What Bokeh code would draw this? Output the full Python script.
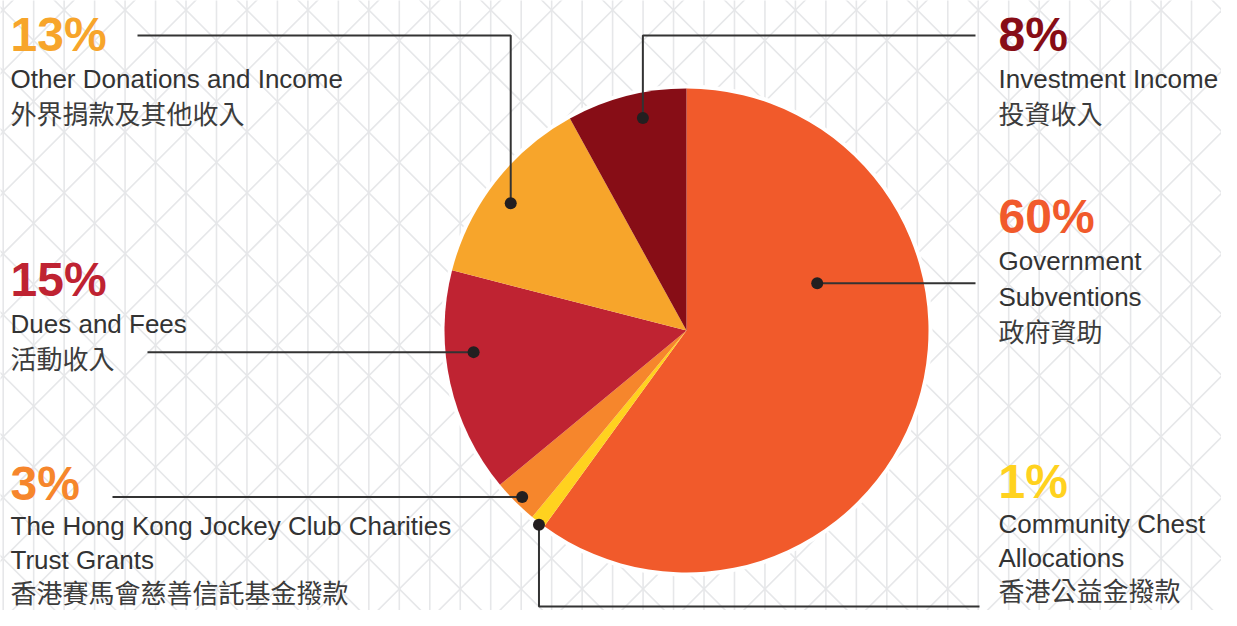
import numpy as np
from bokeh.plotting import figure
from bokeh.models import Range1d
from bokeh.core.properties import value
from bokeh.embed import file_html
from bokeh.resources import INLINE

# ---------------- data ----------------
categories = ["Government Subventions", "Community Chest Allocations",
              "The Hong Kong Jockey Club Charities Trust Grants",
              "Dues and Fees", "Other Donations and Income", "Investment Income"]
shares = [60, 1, 3, 15, 13, 8]
en_lines = [["Government", "Subventions"],
            ["Community Chest", "Allocations"],
            ["The Hong Kong Jockey Club Charities", "Trust Grants"],
            ["Dues and Fees"],
            ["Other Donations and Income"],
            ["Investment Income"]]
zh_labels = ["政府資助", "香港公益金撥款", "香港賽馬會慈善信託基金撥款",
             "活動收入", "外界捐款及其他收入", "投資收入"]
colors = ["#F15A2B", "#FFD21F", "#F6862C", "#BF2332", "#F7A52B", "#870D16"]

# ---------------- layout (pixel space of the figure) ----------------
W, H = 1221, 610


def Y(ypix):
    return H - ypix


CX, CY, R = 686, 330, 242
RX = 998           # right column text x
LE = 975           # right-side leader line end
PCT_SIZE, TXT_SIZE = 48, 26
BASE_FIX = 0.375   # renderer offset of the alphabetic baseline, in em

# label anchor: (text x, percent baseline, line step)
label_pos = [(RX, 234, 36), (RX, 499, 34), (10, 501, 34), (10, 297, 36), (10, 52, 36), (RX, 52, 36)]
# callout dots in polar form around pie centre: (angle deg, radius px)
dot_polar = [(19.9, 139), (232.8, 244), (225.4, 234), (185.8, 214), (144.1, 217), (101.6, 217)]

p = figure(width=W, height=H, output_backend="svg", toolbar_location=None,
           x_range=Range1d(0, W), y_range=Range1d(0, H),
           min_border=0, background_fill_color="white", border_fill_color="white")
p.axis.visible = False
p.grid.visible = False
p.outline_line_color = None

# ---------------- background lattice ----------------
S = 30.47
X0 = 2.7
vx = [X0 + k * S for k in range(0, 42)]
p.segment(x0=vx, y0=[Y(-5)] * len(vx), x1=vx, y1=[Y(H + 5)] * len(vx),
          line_color="#E6E7E9", line_width=1.6)
dxs, dys = [], []
for m in range(-15, 30):
    c1 = -37.3 + (2 * m + 1) * S   # x - y = c1
    dxs.append([c1 - 20, c1 + 700]); dys.append([Y(-20), Y(700)])
    c2 = 42.7 + (2 * m + 1) * S    # x + y = c2
    dxs.append([c2 + 20, c2 - 700]); dys.append([Y(-20), Y(700)])
p.multi_line(xs=dxs, ys=dys, line_color="#E6E7E9", line_width=1.6)

# ---------------- pie ----------------
p.circle(x=[CX], y=[Y(CY)], radius=R + 4, fill_color="white", line_color=None)
total = float(sum(shares))
cum = np.concatenate([[0], np.cumsum(shares)])
a_start = np.radians(90 - 360 * cum[:-1] / total)
a_end = np.radians(90 - 360 * cum[1:] / total)
p.wedge(x=CX, y=Y(CY), radius=R, start_angle=list(a_end), end_angle=list(a_start),
        direction="anticlock", fill_color=colors, line_color=None)

# ---------------- callouts ----------------
dots_x, dots_y = [], []
for ang, r in dot_polar:
    dots_x.append(CX + r * np.cos(np.radians(ang)))
    dots_y.append(CY - r * np.sin(np.radians(ang)))

routes = [
    [(dots_x[0], dots_y[0]), (LE, dots_y[0])],
    [(dots_x[1], dots_y[1]), (dots_x[1], 606), (LE + 4, 606)],
    [(112, dots_y[2]), (dots_x[2], dots_y[2])],
    [(147, dots_y[3]), (dots_x[3], dots_y[3])],
    [(137, 35), (dots_x[4], 35), (dots_x[4], dots_y[4])],
    [(dots_x[5], dots_y[5]), (dots_x[5], 35), (LE, 35)],
]
p.multi_line(xs=[[pt[0] for pt in r] for r in routes],
             ys=[[Y(pt[1]) for pt in r] for r in routes],
             line_color="#333333", line_width=2)
p.scatter(x=dots_x, y=[Y(v) for v in dots_y], size=12, marker="circle",
          fill_color="#231F20", line_color=None)

# ---------------- labels ----------------
for i, (tx, base, step) in enumerate(label_pos):
    p.text(x=[tx], y=[Y(base - BASE_FIX * PCT_SIZE)], text=[f"{shares[i]}%"],
           text_font=value("Liberation Sans"), text_font_style="bold",
           text_font_size=f"{PCT_SIZE}px", text_color=colors[i],
           text_baseline="alphabetic", text_align="left")
    yb = base
    for line in en_lines[i]:
        yb += step
        p.text(x=[tx], y=[Y(yb - BASE_FIX * TXT_SIZE)], text=[line],
               text_font=value("Liberation Sans"), text_font_size=f"{TXT_SIZE}px",
               text_color="#333333", text_baseline="alphabetic", text_align="left")
    yb += step - 2
    p.text(x=[tx], y=[Y(yb - BASE_FIX * TXT_SIZE)], text=[zh_labels[i]],
           text_font=value("Noto Sans CJK TC"), text_font_size=f"{TXT_SIZE}px",
           text_color="#3C3C3C", text_baseline="alphabetic", text_align="left")

open("out.html", "w").write(file_html(p, INLINE))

## Task statement
Leave out the pictures and print every line of the data exactly.

## Finished answer
What Bokeh code would draw this? Output the full Python script.
import numpy as np
from bokeh.plotting import figure
from bokeh.models import Range1d
from bokeh.core.properties import value
from bokeh.embed import file_html
from bokeh.resources import INLINE

# ---------------- data ----------------
categories = ["Government Subventions", "Community Chest Allocations",
              "The Hong Kong Jockey Club Charities Trust Grants",
              "Dues and Fees", "Other Donations and Income", "Investment Income"]
shares = [60, 1, 3, 15, 13, 8]
en_lines = [["Government", "Subventions"],
            ["Community Chest", "Allocations"],
            ["The Hong Kong Jockey Club Charities", "Trust Grants"],
            ["Dues and Fees"],
            ["Other Donations and Income"],
            ["Investment Income"]]
zh_labels = ["政府資助", "香港公益金撥款", "香港賽馬會慈善信託基金撥款",
             "活動收入", "外界捐款及其他收入", "投資收入"]
colors = ["#F15A2B", "#FFD21F", "#F6862C", "#BF2332", "#F7A52B", "#870D16"]

# ---------------- layout (pixel space of the figure) ----------------
W, H = 1221, 610


def Y(ypix):
    return H - ypix


CX, CY, R = 686, 330, 242
RX = 998           # right column text x
LE = 975           # right-side leader line end
PCT_SIZE, TXT_SIZE = 48, 26
BASE_FIX = 0.375   # renderer offset of the alphabetic baseline, in em

# label anchor: (text x, percent baseline, line step)
label_pos = [(RX, 234, 36), (RX, 499, 34), (10, 501, 34), (10, 297, 36), (10, 52, 36), (RX, 52, 36)]
# callout dots in polar form around pie centre: (angle deg, radius px)
dot_polar = [(19.9, 139), (232.8, 244), (225.4, 234), (185.8, 214), (144.1, 217), (101.6, 217)]

p = figure(width=W, height=H, output_backend="svg", toolbar_location=None,
           x_range=Range1d(0, W), y_range=Range1d(0, H),
           min_border=0, background_fill_color="white", border_fill_color="white")
p.axis.visible = False
p.grid.visible = False
p.outline_line_color = None

# ---------------- background lattice ----------------
S = 30.47
X0 = 2.7
vx = [X0 + k * S for k in range(0, 42)]
p.segment(x0=vx, y0=[Y(-5)] * len(vx), x1=vx, y1=[Y(H + 5)] * len(vx),
          line_color="#E6E7E9", line_width=1.6)
dxs, dys = [], []
for m in range(-15, 30):
    c1 = -37.3 + (2 * m + 1) * S   # x - y = c1
    dxs.append([c1 - 20, c1 + 700]); dys.append([Y(-20), Y(700)])
    c2 = 42.7 + (2 * m + 1) * S    # x + y = c2
    dxs.append([c2 + 20, c2 - 700]); dys.append([Y(-20), Y(700)])
p.multi_line(xs=dxs, ys=dys, line_color="#E6E7E9", line_width=1.6)

# ---------------- pie ----------------
p.circle(x=[CX], y=[Y(CY)], radius=R + 4, fill_color="white", line_color=None)
total = float(sum(shares))
cum = np.concatenate([[0], np.cumsum(shares)])
a_start = np.radians(90 - 360 * cum[:-1] / total)
a_end = np.radians(90 - 360 * cum[1:] / total)
p.wedge(x=CX, y=Y(CY), radius=R, start_angle=list(a_end), end_angle=list(a_start),
        direction="anticlock", fill_color=colors, line_color=None)

# ---------------- callouts ----------------
dots_x, dots_y = [], []
for ang, r in dot_polar:
    dots_x.append(CX + r * np.cos(np.radians(ang)))
    dots_y.append(CY - r * np.sin(np.radians(ang)))

routes = [
    [(dots_x[0], dots_y[0]), (LE, dots_y[0])],
    [(dots_x[1], dots_y[1]), (dots_x[1], 606), (LE + 4, 606)],
    [(112, dots_y[2]), (dots_x[2], dots_y[2])],
    [(147, dots_y[3]), (dots_x[3], dots_y[3])],
    [(137, 35), (dots_x[4], 35), (dots_x[4], dots_y[4])],
    [(dots_x[5], dots_y[5]), (dots_x[5], 35), (LE, 35)],
]
p.multi_line(xs=[[pt[0] for pt in r] for r in routes],
             ys=[[Y(pt[1]) for pt in r] for r in routes],
             line_color="#333333", line_width=2)
p.scatter(x=dots_x, y=[Y(v) for v in dots_y], size=12, marker="circle",
          fill_color="#231F20", line_color=None)

# ---------------- labels ----------------
for i, (tx, base, step) in enumerate(label_pos):
    p.text(x=[tx], y=[Y(base - BASE_FIX * PCT_SIZE)], text=[f"{shares[i]}%"],
           text_font=value("Liberation Sans"), text_font_style="bold",
           text_font_size=f"{PCT_SIZE}px", text_color=colors[i],
           text_baseline="alphabetic", text_align="left")
    yb = base
    for line in en_lines[i]:
        yb += step
        p.text(x=[tx], y=[Y(yb - BASE_FIX * TXT_SIZE)], text=[line],
               text_font=value("Liberation Sans"), text_font_size=f"{TXT_SIZE}px",
               text_color="#333333", text_baseline="alphabetic", text_align="left")
    yb += step - 2
    p.text(x=[tx], y=[Y(yb - BASE_FIX * TXT_SIZE)], text=[zh_labels[i]],
           text_font=value("Noto Sans CJK TC"), text_font_size=f"{TXT_SIZE}px",
           text_color="#3C3C3C", text_baseline="alphabetic", text_align="left")

open("out.html", "w").write(file_html(p, INLINE))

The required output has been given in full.